[Entries with chart source code]
● ● ● ●
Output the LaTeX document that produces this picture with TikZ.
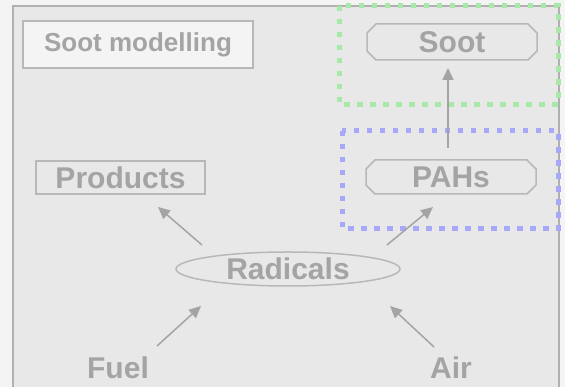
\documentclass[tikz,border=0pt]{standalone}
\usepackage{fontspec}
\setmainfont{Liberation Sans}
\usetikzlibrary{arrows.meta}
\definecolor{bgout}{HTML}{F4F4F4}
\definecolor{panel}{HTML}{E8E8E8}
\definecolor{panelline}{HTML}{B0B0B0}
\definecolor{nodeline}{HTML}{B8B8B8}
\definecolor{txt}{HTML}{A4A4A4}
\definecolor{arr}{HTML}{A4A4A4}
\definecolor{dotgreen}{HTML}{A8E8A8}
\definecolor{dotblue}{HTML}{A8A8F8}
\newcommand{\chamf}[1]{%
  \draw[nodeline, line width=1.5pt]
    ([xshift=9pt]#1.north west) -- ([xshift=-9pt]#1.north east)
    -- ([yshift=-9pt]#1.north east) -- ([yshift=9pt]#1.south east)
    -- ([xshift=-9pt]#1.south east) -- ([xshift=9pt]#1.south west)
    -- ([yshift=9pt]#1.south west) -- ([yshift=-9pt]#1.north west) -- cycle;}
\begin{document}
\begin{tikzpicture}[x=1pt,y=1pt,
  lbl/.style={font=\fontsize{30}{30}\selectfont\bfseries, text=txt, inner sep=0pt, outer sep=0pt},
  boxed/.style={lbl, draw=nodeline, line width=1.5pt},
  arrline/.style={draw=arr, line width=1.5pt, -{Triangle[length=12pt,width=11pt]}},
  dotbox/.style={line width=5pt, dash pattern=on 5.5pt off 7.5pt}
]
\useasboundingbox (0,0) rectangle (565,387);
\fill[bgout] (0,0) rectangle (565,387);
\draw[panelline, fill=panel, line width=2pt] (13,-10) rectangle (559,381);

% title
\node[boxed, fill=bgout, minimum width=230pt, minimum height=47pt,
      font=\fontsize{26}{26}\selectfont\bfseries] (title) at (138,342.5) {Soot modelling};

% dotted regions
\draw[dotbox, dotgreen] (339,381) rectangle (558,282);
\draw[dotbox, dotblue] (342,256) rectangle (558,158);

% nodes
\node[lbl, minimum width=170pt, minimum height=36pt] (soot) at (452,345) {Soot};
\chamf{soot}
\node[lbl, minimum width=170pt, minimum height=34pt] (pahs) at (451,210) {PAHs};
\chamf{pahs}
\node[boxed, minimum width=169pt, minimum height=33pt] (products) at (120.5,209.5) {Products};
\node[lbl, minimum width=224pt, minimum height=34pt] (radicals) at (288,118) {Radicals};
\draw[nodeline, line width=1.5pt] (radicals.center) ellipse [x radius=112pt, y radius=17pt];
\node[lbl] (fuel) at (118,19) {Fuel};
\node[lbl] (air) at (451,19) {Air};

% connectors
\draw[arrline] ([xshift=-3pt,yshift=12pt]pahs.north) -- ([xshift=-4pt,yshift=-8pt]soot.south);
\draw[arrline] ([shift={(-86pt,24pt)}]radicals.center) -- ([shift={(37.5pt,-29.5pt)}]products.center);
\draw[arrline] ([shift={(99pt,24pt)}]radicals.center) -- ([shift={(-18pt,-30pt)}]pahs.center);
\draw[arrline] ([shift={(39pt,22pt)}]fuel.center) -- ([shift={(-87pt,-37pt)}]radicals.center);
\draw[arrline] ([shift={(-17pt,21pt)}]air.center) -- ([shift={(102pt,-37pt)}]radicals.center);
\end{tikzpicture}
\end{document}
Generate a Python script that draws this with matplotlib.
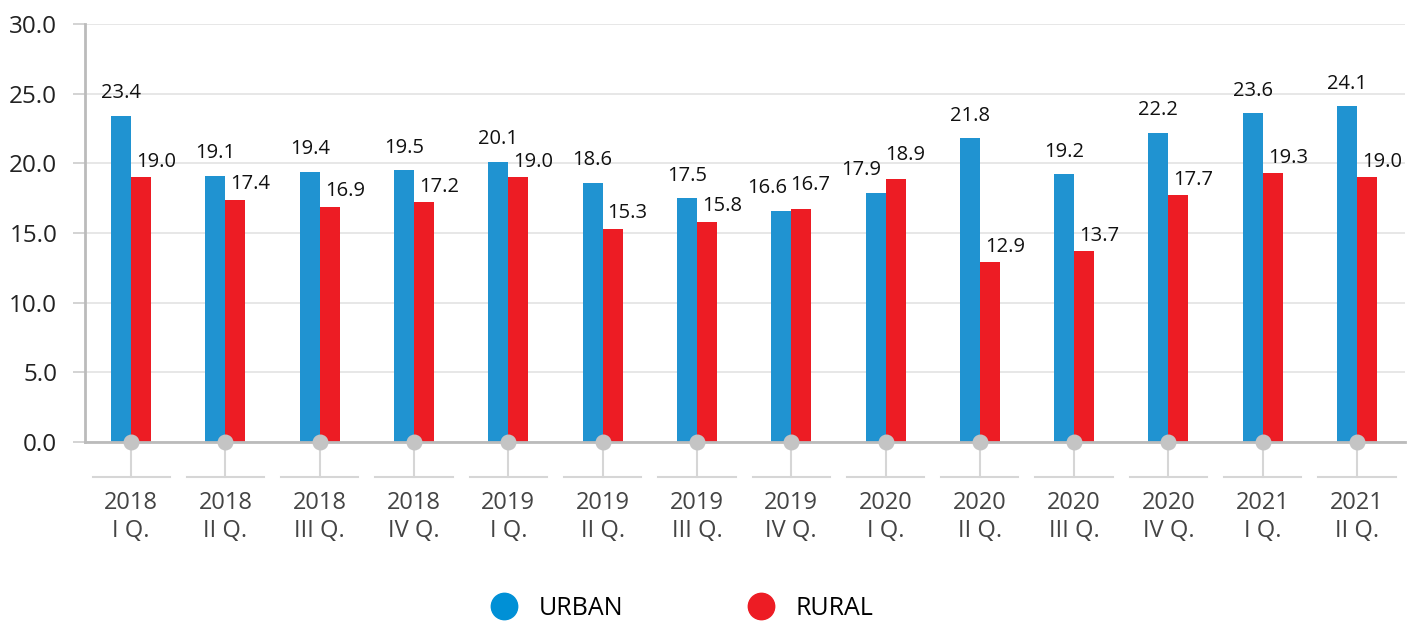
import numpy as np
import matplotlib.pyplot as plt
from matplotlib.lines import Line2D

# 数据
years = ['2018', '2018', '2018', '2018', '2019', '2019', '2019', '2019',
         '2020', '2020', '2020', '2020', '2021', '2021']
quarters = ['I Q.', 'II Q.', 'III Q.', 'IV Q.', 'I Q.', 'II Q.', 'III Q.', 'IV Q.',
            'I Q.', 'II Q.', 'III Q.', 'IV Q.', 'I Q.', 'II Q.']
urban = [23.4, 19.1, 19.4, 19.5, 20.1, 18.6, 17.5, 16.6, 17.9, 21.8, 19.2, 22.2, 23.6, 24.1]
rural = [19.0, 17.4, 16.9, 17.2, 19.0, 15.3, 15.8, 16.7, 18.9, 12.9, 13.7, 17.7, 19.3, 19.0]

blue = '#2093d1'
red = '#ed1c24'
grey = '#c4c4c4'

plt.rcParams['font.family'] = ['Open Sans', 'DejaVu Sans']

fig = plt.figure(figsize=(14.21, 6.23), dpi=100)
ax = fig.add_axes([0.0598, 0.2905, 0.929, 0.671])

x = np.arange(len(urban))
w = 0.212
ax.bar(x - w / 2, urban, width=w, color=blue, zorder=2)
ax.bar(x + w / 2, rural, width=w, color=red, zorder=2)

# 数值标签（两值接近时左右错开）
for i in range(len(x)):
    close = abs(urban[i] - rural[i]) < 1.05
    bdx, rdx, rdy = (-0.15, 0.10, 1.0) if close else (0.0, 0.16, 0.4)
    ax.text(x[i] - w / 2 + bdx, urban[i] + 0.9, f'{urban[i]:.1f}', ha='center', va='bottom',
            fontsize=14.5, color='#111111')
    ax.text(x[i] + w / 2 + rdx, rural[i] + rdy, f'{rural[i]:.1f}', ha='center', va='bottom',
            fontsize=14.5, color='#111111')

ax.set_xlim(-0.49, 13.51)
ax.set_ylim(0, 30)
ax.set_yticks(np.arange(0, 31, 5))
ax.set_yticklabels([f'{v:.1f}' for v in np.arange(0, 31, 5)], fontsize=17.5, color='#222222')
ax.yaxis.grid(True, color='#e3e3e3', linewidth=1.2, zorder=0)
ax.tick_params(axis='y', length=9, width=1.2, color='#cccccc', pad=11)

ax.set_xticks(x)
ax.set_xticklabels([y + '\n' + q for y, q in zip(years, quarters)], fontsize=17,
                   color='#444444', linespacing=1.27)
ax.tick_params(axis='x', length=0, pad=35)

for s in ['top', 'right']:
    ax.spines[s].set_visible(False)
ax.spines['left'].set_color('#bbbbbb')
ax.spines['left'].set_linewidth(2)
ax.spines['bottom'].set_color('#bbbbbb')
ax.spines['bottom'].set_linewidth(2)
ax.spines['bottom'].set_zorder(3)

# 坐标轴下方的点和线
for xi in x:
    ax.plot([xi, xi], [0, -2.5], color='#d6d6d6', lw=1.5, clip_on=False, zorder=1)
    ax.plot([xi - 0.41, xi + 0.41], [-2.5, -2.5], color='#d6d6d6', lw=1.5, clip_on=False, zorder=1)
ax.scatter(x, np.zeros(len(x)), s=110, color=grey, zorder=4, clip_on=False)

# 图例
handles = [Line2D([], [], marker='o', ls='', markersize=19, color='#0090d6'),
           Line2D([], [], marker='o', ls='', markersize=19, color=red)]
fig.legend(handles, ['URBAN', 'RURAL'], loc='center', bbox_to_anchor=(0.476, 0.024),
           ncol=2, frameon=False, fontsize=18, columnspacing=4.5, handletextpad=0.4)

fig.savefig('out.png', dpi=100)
● ● ● ●
Give the number of lines in the entries that include the string "this", and nothing more.

2